Tive oportunidade de presenciar pessoalmente a abertura do Congresso, realizado no auditório do Hospital Albert Einstein. Na oportunidade o Pe. Cherubin foi convidado para a mesa e foi reconhecido pela publicação do Manual de Normas, sendo aplaudido de pé pela plateia formada por centenas de arquitetos e engenheiros hospitalares vindos dos quatro cantos do globo.
Durante a permanência no Ministério da Saúde o Pe. Cherubin querubim foi também nomeado diretor do Instituto de Previdência do Clero, que tinha sede no Rio de Janeiro. Nessa função, o Pe. Cherubin foi esmiuçar as finanças da entidade. Ficou horrorizado. Ele mesmo contribuía para o instituto e viu que, a depender do que tinha verificado, nunca conseguiria se aposentar.
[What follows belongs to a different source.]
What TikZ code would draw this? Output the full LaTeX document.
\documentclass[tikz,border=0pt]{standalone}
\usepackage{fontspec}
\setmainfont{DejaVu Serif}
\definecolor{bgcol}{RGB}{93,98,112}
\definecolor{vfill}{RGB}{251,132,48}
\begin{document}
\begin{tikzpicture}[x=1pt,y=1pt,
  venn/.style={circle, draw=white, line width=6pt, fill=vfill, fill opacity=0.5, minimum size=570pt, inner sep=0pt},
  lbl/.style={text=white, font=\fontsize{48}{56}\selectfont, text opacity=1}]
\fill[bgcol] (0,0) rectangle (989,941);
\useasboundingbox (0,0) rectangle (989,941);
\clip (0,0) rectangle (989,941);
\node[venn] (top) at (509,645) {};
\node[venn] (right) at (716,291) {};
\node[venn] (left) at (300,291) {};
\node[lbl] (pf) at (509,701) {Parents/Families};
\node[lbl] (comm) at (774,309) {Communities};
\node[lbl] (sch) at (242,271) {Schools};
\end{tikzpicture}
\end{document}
Na primeira reunião da diretoria, sob a liderança de Dom Aloísio Lorscheider, foi incisivo: “senhores, com todo o respeito, eu posso afirmar que o balanço que acaba de ser lido não é verdadeiro e contém informações inverídicas”. Todos ficaram atônitos e o monsenhor Tapajós, que cuidava das finanças, reconheceu que, de fato, a instituição não tinha como se sustentar com as próprias pernas. Diante da dura realidade mostrada pelo Pe. Cnerubin o instituto recorreu ao governo federal e o Ministério da Previdência e Assistência social baixou o ato criando legislação específica para a aposentadoria dos religiosos e religiosas.
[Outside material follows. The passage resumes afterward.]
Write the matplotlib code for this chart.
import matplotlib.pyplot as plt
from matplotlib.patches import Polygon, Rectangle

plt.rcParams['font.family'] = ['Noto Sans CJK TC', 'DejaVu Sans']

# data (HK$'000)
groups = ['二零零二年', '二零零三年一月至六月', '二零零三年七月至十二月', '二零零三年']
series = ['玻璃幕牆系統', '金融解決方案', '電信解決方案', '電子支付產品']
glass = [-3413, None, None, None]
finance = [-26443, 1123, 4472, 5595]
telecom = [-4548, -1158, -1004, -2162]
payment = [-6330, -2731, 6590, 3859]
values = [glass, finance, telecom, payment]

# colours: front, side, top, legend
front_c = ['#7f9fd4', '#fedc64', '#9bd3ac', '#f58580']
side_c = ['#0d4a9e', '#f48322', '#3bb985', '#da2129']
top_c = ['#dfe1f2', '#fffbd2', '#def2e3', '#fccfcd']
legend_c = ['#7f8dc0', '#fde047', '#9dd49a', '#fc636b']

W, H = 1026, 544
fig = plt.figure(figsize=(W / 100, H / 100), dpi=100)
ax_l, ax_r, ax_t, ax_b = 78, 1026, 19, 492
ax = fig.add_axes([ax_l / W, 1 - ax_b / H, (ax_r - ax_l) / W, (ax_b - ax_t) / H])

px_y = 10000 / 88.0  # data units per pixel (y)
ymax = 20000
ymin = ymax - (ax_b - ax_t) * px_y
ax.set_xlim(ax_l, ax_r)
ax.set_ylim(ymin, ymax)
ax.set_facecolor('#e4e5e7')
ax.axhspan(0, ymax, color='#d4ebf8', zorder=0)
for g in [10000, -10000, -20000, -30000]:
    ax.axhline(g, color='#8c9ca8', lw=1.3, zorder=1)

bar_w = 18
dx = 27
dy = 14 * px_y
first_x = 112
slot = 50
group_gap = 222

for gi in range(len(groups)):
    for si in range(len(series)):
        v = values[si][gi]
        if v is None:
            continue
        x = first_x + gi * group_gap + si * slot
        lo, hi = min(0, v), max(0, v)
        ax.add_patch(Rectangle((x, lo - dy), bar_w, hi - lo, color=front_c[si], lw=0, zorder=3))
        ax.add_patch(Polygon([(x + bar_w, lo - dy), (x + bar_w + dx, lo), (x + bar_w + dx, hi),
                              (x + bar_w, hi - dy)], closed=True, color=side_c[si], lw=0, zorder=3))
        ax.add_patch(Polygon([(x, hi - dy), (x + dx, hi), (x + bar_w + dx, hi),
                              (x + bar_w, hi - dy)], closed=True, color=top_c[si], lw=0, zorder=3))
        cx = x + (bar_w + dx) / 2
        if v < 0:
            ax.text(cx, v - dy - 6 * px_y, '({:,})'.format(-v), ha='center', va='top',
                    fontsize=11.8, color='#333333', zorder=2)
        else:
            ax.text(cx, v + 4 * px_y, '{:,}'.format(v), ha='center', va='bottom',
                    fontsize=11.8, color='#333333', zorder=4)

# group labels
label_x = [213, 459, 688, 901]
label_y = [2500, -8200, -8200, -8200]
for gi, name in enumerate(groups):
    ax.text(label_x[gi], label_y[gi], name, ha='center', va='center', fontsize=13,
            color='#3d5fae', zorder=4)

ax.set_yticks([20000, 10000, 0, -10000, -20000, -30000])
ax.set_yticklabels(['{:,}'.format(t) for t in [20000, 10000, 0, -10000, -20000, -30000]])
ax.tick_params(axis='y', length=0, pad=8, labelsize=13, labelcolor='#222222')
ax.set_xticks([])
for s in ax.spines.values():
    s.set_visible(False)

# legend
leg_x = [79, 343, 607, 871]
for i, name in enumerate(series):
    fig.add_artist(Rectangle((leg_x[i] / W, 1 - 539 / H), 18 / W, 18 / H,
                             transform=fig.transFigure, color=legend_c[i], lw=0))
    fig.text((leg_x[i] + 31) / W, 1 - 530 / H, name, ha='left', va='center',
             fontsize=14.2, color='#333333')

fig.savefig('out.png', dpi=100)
Em junho de 1974, enquanto ainda no governo, recebeu convite do Ministério da Saúde britânico para conhecer os serviços de saúde da Inglaterra. Lá permaneceu 15 dias e voltou bem impressionado com o padrão de assistência médica dispensado gratuitamente a toda a população do país. Especialmente a forma como atuam os médicos de família. Encaminhou relatório recomendando medidas para fortalecer esta forma de atenção à saúde.
No dia 26 de junho de 1975 o Pe. Cherubin recebeu um ofício do Pe. Calisto Vendrame, o Provincial dos camilianos, solicitando que ele pedisse demissão do Ministério da Saúde e voltasse com urgência para administrar o hospital São Camilo de São Paulo, que estava enfrentando sérios problemas de gestão. Sendo religioso, devia atender ao chamado. O Ministro da Saúde lamentou a decisão, agradeceu pela obra realizada pelo Pe. Cherubin e nomeou seu assistente, Dr. Augusto de Abreu Amorim, para o substituir.